New Spectrum and Radio Interface Flexibility

Typical frequency bands used so far for mobile communications are less than 6 GHz. This range can be logically divided into two regions. Low-frequency bands cover range up to roughly 3 GHz. This frequency band plays a significant role for mobile communications as this range has very good waves propagation, provides really wide and deep coverage (especially frequency bands below 1 GHz). While it has limited capacity as usually bands are not so wide (up to 20 MHz). Medium-frequency bands include the range between 3 and 6 GHz (often these bands are referred to as cmW due to wave length). It can provide coverage (but not so wide as low-frequency while multi-antenna transmissions can improve coverage) and capacity as channel bandwidth can be really wide (e.g. up to 200 MHz). This range is one of the most popular bands to be used for initial 5G network deployments worldwide.

Currently low-frequency and medium-frequency bands are heavily occupied already (not only for mobile communications) and it's not enough to meet high 5G data rates. So for 5G also high-frequency bands to be utilized, it's frequencies above 24GHz (these bands also known as mmW). This range has hotspot coverage while it has very high capacity because of channel bandwidth can be very wide (e.g. up to GHz using carrier aggregation feature). List of frequency bands defined for 5G by 3GPP can be found here.

Low-, medium- and high-frequency bands have its own specific (different propagation, coverage, channel bandwidth). To use all of them in an effective way there is built in flexibility on 5G radio interface. Such flexibility is also needed to meet various 5G requirements (like low latency, ultra reliability, energy efficiency and so on) and support new services. Partially this flexibility is based on numerology. Numerology (denoted as µ in 3GPP specifications) defines subcarrier spacing (SCS) that impacts symbol and slot duration. The higher numerology the shorter symbol and slot and the wider bandwidth. So with high numerology packet transmission on radio interface can be very short that helps to meet low latency requirements (<1 ms one way). A table below shows system parameters for different numerologies.

Numerology (µ) Subcarrier Spacing, kHz Spectrum, GHz Max Bandwidth, MHz Symbol Duration, us Slot Duration, ms
0 15 <6 50 66.7 1
1 30 <6 100 33.3 0.5
2 60 <6 ... >20 200 16.7 0.250
3 120 >20 400 8.33 0.125

Another aspect of flexibility is duplex modes. 5G supports (just as LTE) both Frequency Division Duplex (FDD) and Time Division Duplex (TDD). Comparing to LTE, TDD mode is more dynamic in 5G. In LTE downlink to uplink ratio is configured semistatically and done on TTI (slot in 5G) basis while in 5G the split between downlink and uplink can be adjusted on the fly based on scheduler decisions. Moreover a part of slot can be allocated to downlink while the rest to uplink.

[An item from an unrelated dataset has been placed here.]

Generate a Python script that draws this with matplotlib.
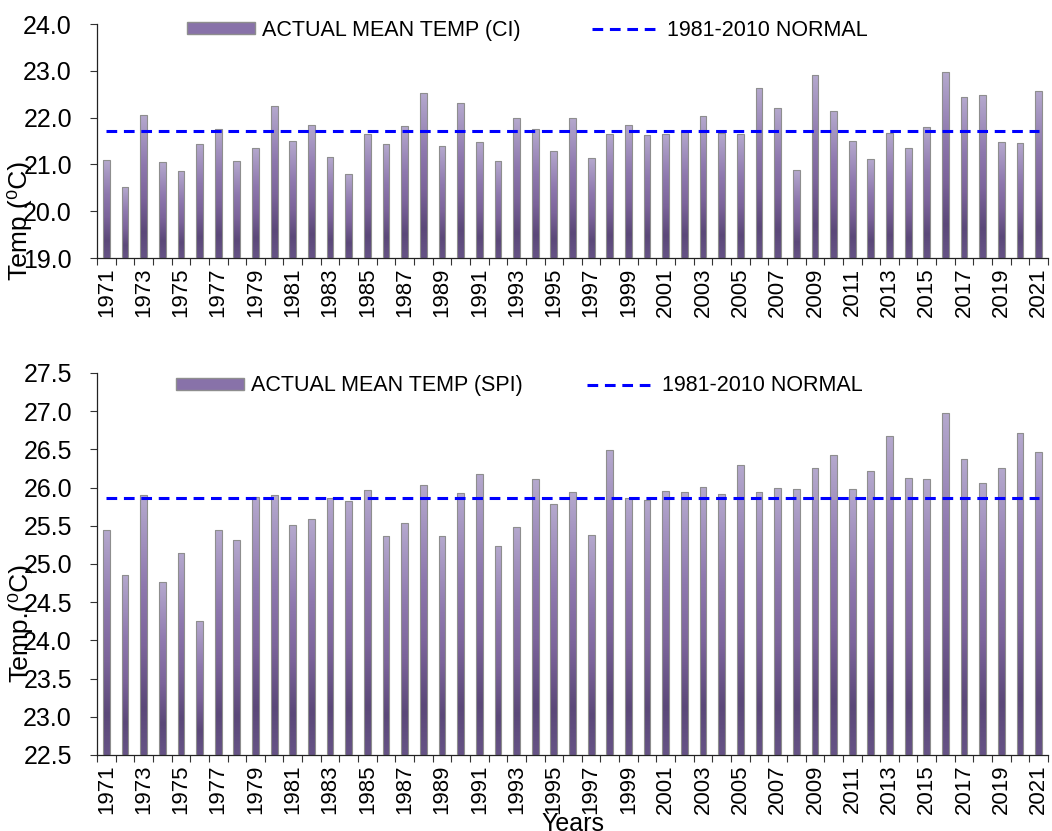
import matplotlib

matplotlib.use("Agg")
import matplotlib.pyplot as plt
import numpy as np
from matplotlib.colors import LinearSegmentedColormap
from matplotlib.lines import Line2D
from matplotlib.patches import Patch

plt.rcParams["font.family"] = ["Liberation Sans", "DejaVu Sans"]

# 数据
years = list(range(1971, 2022))

ci_temp = [21.09, 20.51, 22.05, 21.05, 20.85, 21.44, 21.75, 21.07, 21.36, 22.24,
           21.50, 21.84, 21.15, 20.79, 21.64, 21.43, 21.82, 22.52, 21.39, 22.31,
           21.47, 21.07, 21.99, 21.75, 21.29, 21.99, 21.13, 21.64, 21.84, 21.62,
           21.64, 21.72, 22.03, 21.67, 21.64, 22.64, 22.20, 20.87, 22.91, 22.14,
           21.49, 21.11, 21.67, 21.34, 21.80, 22.97, 22.44, 22.48, 21.47, 21.46,
           22.57]
ci_normal = 21.72

spi_temp = [25.45, 24.86, 25.90, 24.76, 25.15, 24.26, 25.44, 25.31, 25.88, 25.90,
            25.51, 25.59, 25.87, 25.82, 25.97, 25.36, 25.54, 26.04, 25.37, 25.93,
            26.18, 25.24, 25.49, 26.11, 25.78, 25.94, 25.38, 26.49, 25.86, 25.84,
            25.96, 25.94, 26.01, 25.92, 26.30, 25.94, 25.99, 25.98, 26.25, 26.43,
            25.98, 26.22, 26.67, 26.12, 26.11, 26.98, 26.38, 26.06, 26.26, 26.71,
            26.46]
spi_normal = 25.86

# 柱子渐变色（底部深、顶部浅）
bar_cmap = LinearSegmentedColormap.from_list(
    "bar",
    [(0.0, "#665386"), (0.18, "#5b4879"), (0.42, "#7c649b"),
     (0.65, "#8e78ae"), (1.0, "#b5a9ce")],
)
grad = np.linspace(0, 1, 256).reshape(-1, 1)

DASH = (0, (3.5, 2.2))


def draw_panel(ax, values, normal, ymin, ymax, step, bar_label,
               legend_x, legend_y, colspace):
    x = np.arange(len(years))
    heights = np.array(values) - ymin
    bars = ax.bar(x, heights, bottom=ymin, width=0.36, facecolor="none",
                  edgecolor="#8e8e8e", linewidth=0.8, zorder=3)
    for b in bars:
        bx, w = b.get_x(), b.get_width()
        im = ax.imshow(grad, cmap=bar_cmap, origin="lower", aspect="auto",
                       extent=[bx, bx + w, ymin, ymin + b.get_height()], zorder=2)
        im.set_clip_path(b)

    ax.plot(x, [normal] * len(years), color="#0000ff", linewidth=2.2,
            linestyle=DASH, zorder=4)

    ax.set_xlim(-0.5, len(years) - 0.5)
    ax.set_ylim(ymin, ymax)
    yt = np.arange(ymin, ymax + step / 2, step)
    ax.set_yticks(yt)
    ax.set_yticklabels([f"{v:.1f}" for v in yt])

    # 刻度在柱子之间，标签每隔一年
    ax.set_xticks(np.arange(-0.5, len(years), 1.0))
    ax.set_xticklabels([])
    ax.set_xticks(x[::2], minor=True)
    ax.set_xticklabels([str(y) for y in years[::2]], minor=True, rotation=90)
    ax.tick_params(axis="x", which="major", length=5, width=0.8, color="#333333")
    ax.tick_params(axis="x", which="minor", length=0, pad=7, labelsize=16)
    ax.tick_params(axis="y", length=5, width=0.8, color="#333333", labelsize=18, pad=13)

    for s in ["top", "right"]:
        ax.spines[s].set_visible(False)
    for s in ["left", "bottom"]:
        ax.spines[s].set_color("#222222")
        ax.spines[s].set_linewidth(0.9)

    handles = [
        Patch(facecolor="#8872a9", edgecolor="#8e8e8e", label=bar_label),
        Line2D([], [], color="#0000ff", linewidth=2.2, linestyle=DASH,
               label="1981-2010 NORMAL"),
    ]
    ax.legend(handles=handles, loc="center left", bbox_to_anchor=(legend_x, legend_y),
              ncol=2, frameon=False, fontsize=15.5, handlelength=3.16, handleheight=0.5,
              handletextpad=0.33, columnspacing=colspace, borderpad=0, borderaxespad=0)


fig = plt.figure(figsize=(10.52, 8.31), dpi=100)
W, H = 1052, 831

ax1 = fig.add_axes([97 / W, 1 - 258 / H, 951 / W, 234 / H])
draw_panel(ax1, ci_temp, ci_normal, 19.0, 24.0, 1.0,
           "ACTUAL MEAN TEMP (CI)", 0.0946, 0.974, 3.3)

ax2 = fig.add_axes([97 / W, 1 - 755 / H, 951 / W, 382 / H])
draw_panel(ax2, spi_temp, spi_normal, 22.5, 27.5, 0.5,
           "ACTUAL MEAN TEMP (SPI)", 0.083, 0.966, 2.97)

fig.text(20 / W, 1 - 220 / H, "Temp (\u2070C)", rotation=90, fontsize=19,
         ha="center", va="center")
fig.text(20 / W, 1 - 623 / H, "Temp.(\u2070C)", rotation=90, fontsize=19,
         ha="center", va="center")
fig.text(573 / W, 1 - 812 / H, "Years", fontsize=18, ha="center", va="top")

fig.savefig("out.png", dpi=100)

To enhance network efficiency and reduce energy consumption 5G specifications were designed in a way to avoid unnecessary transmissions of control / system information on radio. For example, in LTE there are always Cell Reference Signals (CRS) that transmitted all the time regardless whether there is user traffic to be transmitted or not. While in 5G it was fully revisited and reworked to reduce amount of reference signals transmitted when there is no user traffic.

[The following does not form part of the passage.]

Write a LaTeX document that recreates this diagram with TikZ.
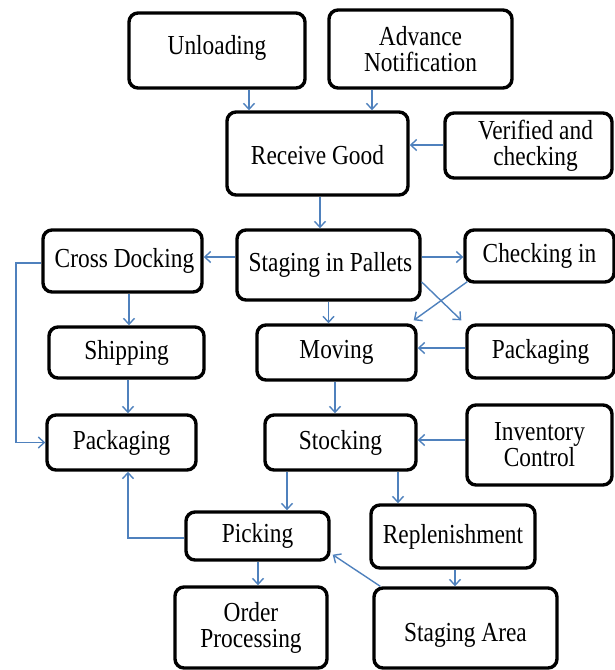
\documentclass[tikz,border=0pt]{standalone}
\usepackage{fontspec}
\setmainfont{Liberation Serif}
\usetikzlibrary{arrows.meta}
\definecolor{arrblue}{HTML}{4F81BD}
\newcommand{\sq}[1]{\scalebox{0.85}[1]{#1}}
\newcommand{\lift}[2]{\raisebox{#1}[\height][\depth]{#2}}
\tikzset{
  box/.style={draw=black, line width=3.4pt, rounded corners=9pt, inner sep=0pt,
    align=center, font=\fontsize{27.5}{26}\selectfont, fill=white},
  arr/.style={draw=arrblue, line width=1.4pt, -{Straight Barb[length=6pt,width=11pt,line width=1.4pt]}}
}
\begin{document}
\begin{tikzpicture}[x=1pt,y=-1pt]
\useasboundingbox (0,0) rectangle (615,670);
% boxes
\node[box, minimum width=176pt, minimum height=75pt] (unl) at (217,50.5) {\lift{3pt}{\sq{Unloading}}};
\node[box, minimum width=183pt, minimum height=78pt] (adv) at (420.5,49) {\sq{Advance}\\\sq{Notification}};
\node[box, minimum width=181pt, minimum height=83pt] (rec) at (317.5,153.5) {\lift{-2pt}{\sq{Receive Good}}};
\node[box, minimum width=167pt, minimum height=65pt] (ver) at (528.5,145.5) {\hspace*{14pt}\sq{Verified and}\\\hspace*{14pt}\sq{checking}};
\node[box, minimum width=183pt, minimum height=70pt] (stp) at (328.5,265) {\hspace*{4pt}\sq{Staging in Pallets}};
\node[box, minimum width=159pt, minimum height=62pt] (crd) at (122.5,261) {\hspace*{4pt}\sq{Cross Docking}};
\node[box, minimum width=149pt, minimum height=52pt] (chk) at (539.5,256) {\sq{Checking in}};
\node[box, minimum width=155pt, minimum height=51pt] (shp) at (126.5,352.5) {\sq{Shipping}};
\node[box, minimum width=159pt, minimum height=55pt] (mov) at (336.5,352.5) {\sq{Moving}};
\node[box, minimum width=147pt, minimum height=53pt] (pkr) at (540.5,351.5) {\sq{Packaging}};
\node[box, minimum width=149pt, minimum height=55pt] (pkl) at (121.5,442.5) {\sq{Packaging}};
\node[box, minimum width=151pt, minimum height=55pt] (stk) at (340.5,442.5) {\sq{Stocking}};
\node[box, minimum width=145pt, minimum height=80pt] (inv) at (539.5,445) {\sq{Inventory}\\\sq{Control}};
\node[box, minimum width=143pt, minimum height=48pt] (pck) at (257.5,536) {\sq{Picking}};
\node[box, minimum width=164pt, minimum height=63pt] (rep) at (453,536.5) {\sq{Replenishment}};
\node[box, minimum width=152pt, minimum height=81pt] (ord) at (251,627.5) {\sq{Order}\\\sq{Processing}};
\node[box, minimum width=183pt, minimum height=80pt] (sta) at (465.5,628) {\lift{-7pt}{\sq{Staging Area}}};
% connectors
\draw[arr] ([xshift=32pt]unl.south) -- ([xshift=32pt]unl.south |- rec.north);
\draw[arr] ([xshift=-48.5pt]adv.south) -- ([xshift=-48.5pt]adv.south |- rec.north);
\draw[arr] ([yshift=0.5pt]ver.west) -- ([yshift=0.5pt]ver.west -| rec.east);
\draw[arr] ([xshift=2.5pt]rec.south) -- ([xshift=2.5pt]rec.south |- stp.north);
\draw[arr] ([yshift=8pt]stp.west) -- ([yshift=8pt]stp.west -| crd.east);
\draw[arr] ([yshift=8pt]stp.east) -- ([yshift=8pt]stp.east -| chk.west);
\draw[arr] (stp.south) -- (stp.south |- mov.north);
\draw[arr] ([yshift=-17pt]stp.east) -- ([xshift=-4pt,yshift=3pt]pkr.north west);
\draw[arr] ([xshift=4pt,yshift=2pt]chk.south west) -- ([xshift=-4pt,yshift=3pt]mov.north east);
\draw[arr] ([yshift=3.5pt]pkr.west) -- ([yshift=3.5pt]pkr.west -| mov.east);
\draw[arr] ([xshift=6.5pt]crd.south) -- ([xshift=6.5pt]crd.south |- shp.north);
\coordinate (c1) at (16,442.5);
\draw[arr] ([yshift=-2pt]crd.west) -| (c1) -- (pkl.west);
\draw[arr] ([xshift=1.5pt]shp.south) -- ([xshift=1.5pt]shp.south |- pkl.north);
\draw[arr] ([xshift=-1.5pt]mov.south) -- ([xshift=-1.5pt]mov.south |- stk.north);
\draw[arr] ([yshift=5pt]inv.west) -- ([yshift=5pt]inv.west -| stk.east);
\draw[arr] ([xshift=-53.5pt]stk.south) -- ([xshift=-53.5pt]stk.south |- pck.north);
\draw[arr] ([xshift=57.5pt]stk.south) -- ([xshift=57.5pt]stk.south |- rep.north);
\draw[arr] ([yshift=-2pt]pck.west) -| ([xshift=6.5pt]pkl.south);
\draw[arr] ([xshift=0.5pt]pck.south) -- ([xshift=0.5pt]pck.south |- ord.north);
\draw[arr] ([xshift=2pt]rep.south) -- ([xshift=2pt]rep.south |- sta.north);
\draw[arr] ([xshift=8pt]sta.north west) -- ([xshift=2pt,yshift=7pt]pck.south east);
\end{tikzpicture}
\end{document}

Massive MIMO and Beamforming

Multiple Input Multiple Output (MIMO) is used to boost network performance. LTE supports MIMO from the very beginning. Massive MIMO support for LTE was added in later 3GPP releases. While 5G includes massive MIMO support in the first 3GPP release. The aim of that is to make 5G radio design fully optimized for massive MIMO usage. Massive MIMO benefits can be logically structured into the following three bullets:
  1. Diversity increases probability of successful reception because of channels are (partially) uncorrelated for different antennas and these channels are differently impacted by fading during transmission.
  2. Spatial Multiplexing allows to boost capacity as in this case several layers (data streams) are transmitted simultaneously using the same frequency / time radio resources.
  3. Directivity (beamforming) is about forming beams via accurate adjustment of phase and amplitude per each antenna element. Beamforming improves network coverage (as signal transmitted over a narrow beam instead of the whole cell area) and spectral efficiency (as receiver gets signal with higher power). As signal is not spread over the whole cell it also minimizes interference and the same resources can be reused for multiple users within a cell.
For massive MIMO transmission active antennas are used. Active antenna contains a number of RF units. For example, number of RF units inside active antenna can be 32, 64 or 128.

Deployment Options and Multi-Connectivity

5G deployment options are shown on the next picture (just key of them. In fact there are more options defined in specifications).

5G Deployment Options

5G can be deployed as a standalone (SA) solution with its own Core Network (5GCN). This option is referred to as Option 2. In this case all user and control plane data are transmitted via 5G radio to 5GCN. However to speed up 5G launches 5G radio network can be connected to LTE Core Network (EPC). This option called as Option 3. In case of Option 3X LTE is used to handle control data while 5G takes care about user data (user data can be transmitted to eNB as well but then it's forwarded to gNB) and both radio networks connected to EPC. In this case UE keeps two links (one to LTE and the other one to 5G) similar to Dual Connectivity case. This option especially makes sense when LTE deployed at low frequencies while 5G networks utilize high frequencies. Also there is an option when 5GCN is in use only. This option is referred to as Option 4. In this case LTE is used to boost data rates.